No thermal paste needed?

Theguyuk
Theguyuk
18 days ago

Maybe it is tiny itself but the heatsink is 5 inch by 5 inch 🤐

Anonymous
Anonymous
18 days ago

Host interface – PCIe 4.0 x 2 lanes, NVMe 1.4b interface with similar performance to M.2 SSDs

Removable storage similar to microSD card

SD 7.0 added SD Express using NVMe-based storage access (~1 GB/s), and SD 8.0 added support for transfer rates of up to ~4 GB/s using PCIe 4.0 x 2 lanes.

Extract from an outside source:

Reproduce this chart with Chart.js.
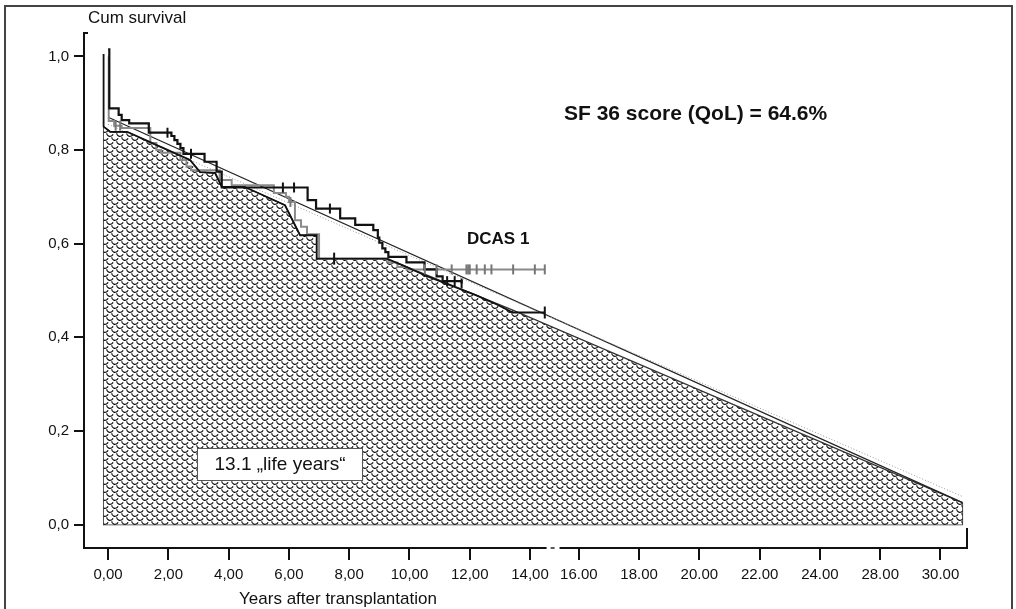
<!DOCTYPE html>
<html><head><meta charset="utf-8">
<script src="https://cdn.jsdelivr.net/npm/chart.js@4.4.1/dist/chart.umd.min.js"></script>
<style>
html,body{margin:0;padding:0;background:#fff;}
#wrap{position:relative;width:1016px;height:609px;overflow:hidden;background:#fff;}
#frame{position:absolute;left:4px;top:5px;width:1009px;height:640px;border:2px solid #444;box-sizing:border-box;pointer-events:none;}
#c{position:absolute;left:0;top:0;}
</style></head><body>
<div id="wrap"><canvas id="c" width="1016" height="609"></canvas><div id="frame"></div></div>
<script>
// ---- axis ticks ----
const xTickValues = [0, 2, 4, 6, 8, 10, 12, 14, 15.62, 17.62, 19.62, 21.62, 23.62, 25.62, 27.62];
const xTickLabels = ['0,00','2,00','4,00','6,00','8,00','10,00','12,00','14,00','16.00','18.00','20.00','22.00','24.00','28.00','30.00'];
const yTickValues = [0, 0.2, 0.4, 0.6, 0.8, 1.0];
const yTickLabels = ['0,0','0,2','0,4','0,6','0,8','1,0'];

// ---- upper black Kaplan-Meier curve (time of drop, survival after drop) ----
const upperT = [0, 0.04, 0.35, 0.45, 0.7, 1.35, 2.1, 2.2, 2.3, 2.4, 2.5, 3.2, 3.6, 3.77, 6.62, 6.9, 7.7, 8.2, 8.8, 8.95, 9.0, 9.1, 9.2, 9.3, 9.9, 10.5, 10.9, 11.1, 11.73];
const upperS = [1.015, 0.889, 0.875, 0.864, 0.857, 0.837, 0.83, 0.821, 0.813, 0.804, 0.792, 0.775, 0.754, 0.72, 0.693, 0.675, 0.654, 0.64, 0.629, 0.613, 0.602, 0.59, 0.582, 0.572, 0.56, 0.545, 0.53, 0.52, 0.515];
const upperCensT = [1.97, 2.75, 5.8, 6.17, 7.36, 11.25, 11.5, 11.73];
const upperCensS = [0.837, 0.792, 0.72, 0.72, 0.675, 0.52, 0.52, 0.515];

// ---- grey Kaplan-Meier curve (DCAS 1) ----
const greyT = [0, 0.02, 0.2, 0.45, 1.4, 1.6, 1.75, 2.4, 2.6, 2.75, 3.7, 4.1, 5.5, 5.9, 6.0, 6.2, 6.4, 6.6, 7.0, 9.3, 9.6, 9.9, 14.49];
const greyS = [1.0, 0.862, 0.852, 0.847, 0.815, 0.80, 0.794, 0.779, 0.765, 0.757, 0.736, 0.725, 0.708, 0.70, 0.689, 0.65, 0.636, 0.62, 0.568, 0.56, 0.55, 0.545, 0.545];
const greyCensT = [0.25, 0.4, 6.05, 10.51, 10.9, 11.4, 11.89, 11.95, 12.0, 12.23, 12.5, 12.72, 13.44, 14.16, 14.49];
const greyCensS = [0.852, 0.852, 0.689, 0.545, 0.545, 0.545, 0.545, 0.545, 0.545, 0.545, 0.545, 0.545, 0.545, 0.545, 0.545];

// ---- lower black survival curve ----
const lowerT = [-0.15, -0.15, 0.07, 0.63, 1.39, 2.72, 3.05, 3.55, 3.77, 4.54, 5.87, 6.37, 6.92, 6.92, 9.24, 9.8, 10.6, 11.2, 12.2, 12.9, 13.43, 14.49];
const lowerS = [1.005, 0.85, 0.839, 0.839, 0.817, 0.779, 0.753, 0.751, 0.722, 0.721, 0.682, 0.618, 0.618, 0.568, 0.568, 0.553, 0.53, 0.515, 0.49, 0.47, 0.453, 0.453];
const lowerCensT = [7.5, 14.49];
const lowerCensS = [0.568, 0.453];

// ---- hatched "life years" area (upper boundary) ----
const areaT = [-0.15, 0.07, 0.63, 1.39, 2.72, 3.05, 3.55, 3.77, 4.54, 5.87, 6.37, 6.92, 6.92, 9.24, 13.43, 28.35];
const areaS = [0.85, 0.839, 0.839, 0.817, 0.779, 0.753, 0.751, 0.722, 0.721, 0.682, 0.618, 0.618, 0.568, 0.568, 0.458, 0.047];

// ---- straight fitted lines ----
const fitT = [0, 28.35];
const fitS = [0.87, 0.047];
const dotT = [0, 28.35];
const dotS = [0.855, 0.06];

const zip = (xs, ys) => xs.map((x, i) => ({x: x, y: ys[i]}));

// hatch pattern (scale-like texture)
function makePattern() {
  const p = document.createElement('canvas');
  p.width = 10; p.height = 8;
  const g = p.getContext('2d');
  g.fillStyle = '#fff'; g.fillRect(0, 0, 10, 8);
  g.strokeStyle = '#151515'; g.lineWidth = 1.2;
  const cup = (cx, cy) => { g.beginPath(); g.arc(cx, cy, 3.3, 0.12 * Math.PI, 0.98 * Math.PI); g.stroke(); };
  cup(5, 1); cup(0, 5); cup(10, 5); cup(5, 9); cup(0, -3); cup(10, -3);
  return g.createPattern(p, 'repeat');
}
const FONT = "'Liberation Sans', Arial, sans-serif";

const decor = {
  id: 'decor',
  beforeDatasetsDraw(chart) {
    const ctx = chart.ctx, xs = chart.scales.x, ys = chart.scales.y;
    const x0 = xs.getPixelForValue(areaT[0]), x1 = xs.getPixelForValue(areaT[areaT.length - 1]);
    const yb = ys.getPixelForValue(0);
    ctx.save();
    ctx.strokeStyle = '#333'; ctx.lineWidth = 1.2;
    ctx.beginPath();
    ctx.moveTo(x0, ys.getPixelForValue(areaS[0]));
    ctx.lineTo(x0, yb); ctx.lineTo(x1, yb);
    ctx.lineTo(x1, ys.getPixelForValue(areaS[areaS.length - 1]));
    ctx.stroke();
    ctx.restore();
  },
  afterDraw(chart) {
    const ctx = chart.ctx, xs = chart.scales.x, ys = chart.scales.y, ca = chart.chartArea;
    ctx.save();
    // axis break on x axis
    const gx0 = xs.getPixelForValue(14.55), gx1 = xs.getPixelForValue(14.98);
    ctx.fillStyle = '#fff';
    ctx.fillRect(gx0, ca.bottom - 3, gx1 - gx0, 6);
    ctx.strokeStyle = '#222'; ctx.lineWidth = 1.5;
    ctx.beginPath(); ctx.moveTo(gx0 + 4, ca.bottom); ctx.lineTo(gx0 + 8, ca.bottom); ctx.stroke();
    // right end bracket and top hook of y axis
    ctx.lineWidth = 2; ctx.strokeStyle = '#111';
    ctx.beginPath(); ctx.moveTo(ca.right, ca.bottom); ctx.lineTo(ca.right, ca.bottom - 20); ctx.stroke();
    ctx.beginPath(); ctx.moveTo(ca.left, ca.top); ctx.lineTo(ca.left + 4, ca.top); ctx.stroke();
    // texts
    ctx.fillStyle = '#111';
    ctx.textBaseline = 'middle';
    ctx.textAlign = 'left';
    ctx.font = '17px ' + FONT;
    ctx.fillText('Cum survival', 88, 18);
    ctx.textAlign = 'center';
    ctx.font = '17px ' + FONT;
    ctx.fillText('Years after transplantation', 338, 599);
    ctx.textAlign = 'left';
    ctx.font = 'bold 21px ' + FONT;
    ctx.fillText('SF 36 score (QoL) = 64.6%', 564, 114);
    ctx.font = 'bold 17px ' + FONT;
    ctx.fillText('DCAS 1', 467, 239);
    // life-years box
    ctx.fillStyle = '#fff';
    ctx.fillRect(197, 448, 166, 33);
    ctx.strokeStyle = '#555'; ctx.lineWidth = 1;
    ctx.strokeRect(197.5, 448.5, 165, 32);
    ctx.fillStyle = '#111';
    ctx.font = '19px ' + FONT;
    ctx.textAlign = 'center';
    ctx.fillText('13.1 \u201Elife years\u201C', 280, 465);
    ctx.restore();
  }
};

const pattern = makePattern();
const tickStyle = (color, r) => ({ showLine: false, pointStyle: 'line', rotation: 90, pointRadius: r, pointBorderColor: color, pointBorderWidth: 2, pointHoverRadius: r });

new Chart(document.getElementById('c'), {
  type: 'line',
  data: {
    datasets: [
      Object.assign({ data: zip(upperCensT, upperCensS) }, tickStyle('#111', 5)),
      Object.assign({ data: zip(lowerCensT, lowerCensS) }, tickStyle('#111', 6)),
      Object.assign({ data: zip(greyCensT, greyCensS) }, tickStyle('#777', 5)),
      { data: zip(upperT, upperS), stepped: true, borderColor: '#111', borderWidth: 2.2, pointRadius: 0, fill: false },
      { data: zip(lowerT, lowerS), borderColor: '#111', borderWidth: 1.8, pointRadius: 0, fill: false, tension: 0 },
      { data: zip(greyT, greyS), stepped: true, borderColor: '#8a8a8a', borderWidth: 2, pointRadius: 0, fill: false },
      { data: zip(dotT, dotS), borderColor: '#999', borderWidth: 1, borderDash: [1, 2], pointRadius: 0, fill: false },
      { data: zip(fitT, fitS), borderColor: '#222', borderWidth: 1.2, pointRadius: 0, fill: false },
      { data: zip(areaT, areaS), borderColor: '#333', borderWidth: 1.2, pointRadius: 0, fill: 'origin', backgroundColor: pattern, tension: 0 }
    ]
  },
  options: {
    responsive: false, animation: false, devicePixelRatio: 1,
    layout: { padding: { left: 0, right: 49, top: 33, bottom: 0 } },
    plugins: { legend: { display: false }, tooltip: { enabled: false } },
    events: [],
    scales: {
      x: {
        type: 'linear', min: -0.8, max: 28.5,
        afterBuildTicks: (s) => { s.ticks = xTickValues.map(v => ({ value: v })); },
        afterFit: (s) => { s.height = 61; },
        ticks: { autoSkip: false, maxRotation: 0, padding: 6, color: '#111',
          font: { family: FONT, size: 15 },
          callback: (v, i) => xTickLabels[i] },
        grid: { drawOnChartArea: false, drawTicks: true, tickLength: 12, color: '#111', lineWidth: 2 },
        border: { display: true, color: '#111', width: 2 }
      },
      y: {
        type: 'linear', min: -0.05, max: 1.05,
        afterBuildTicks: (s) => { s.ticks = yTickValues.map(v => ({ value: v })); },
        afterFit: (s) => { s.width = 84; },
        ticks: { padding: 5, color: '#111', font: { family: FONT, size: 15 },
          callback: (v, i) => yTickLabels[i] },
        grid: { drawOnChartArea: false, drawTicks: true, tickLength: 10, color: '#111', lineWidth: 2 },
        border: { display: true, color: '#111', width: 2 }
      }
    }
  },
  plugins: [decor]
});
</script>
</body></html>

Is there any reason not to use that, like bad heat dissipation? Will there be any adoption of SD Express and SDUC (up to 128 TiB cards) at all? I would rather see SD cards improved and not killed off.

Theguyuk
Theguyuk
18 days ago

Don’t forget there is pressure on sales of lower consumer Cameras, traditionalCamcorders due to Smartphone Camera, Video functions being used more. I suggest that SDcard markets are feeling the reduction in sales. Even though handheld games and TV box sales are doing well.

Anonymous
Anonymous
18 days ago

Yeah I’m sure the removal of microSD in smartphones is crippling sales. Although, I’ve been surprised to see full SD in places like new pre-built desktops, like the Dell Inspiron 3910 for example. Cheap security cameras and dashcams are almost always using microSD, and so on.
But this new form factor in the article is starting from zero.

TLS
TLS
18 days ago

Most DSLR/mirrorless cameras use full-size SD cards, unless it’s pro-level gear.

TLS
TLS
18 days ago

Have a look at Anandtech’s test from a while back. They got an early card and reader, the card got so hot you couldn’t touch it and that was just SD Express.

Anonymous
Anonymous
17 days ago

In any case, Silicon Motion’s customers can tweak the firmware’s configurable parameters to achieve a different balance between performance and temperature. The SM2708 might also held back a bit by its 28nm fabrication node. Once SD Express achieves scale of deployment, it is likely that Silicon Motion can choose more advanced nodes to drive down the power consumption and stress temperatures.

Also try making the cards out of metal.

stuartiannaylor
17 days ago
  • Without a Google is “Durability – 5,000 cycles” much lower than equiv m.2 devices?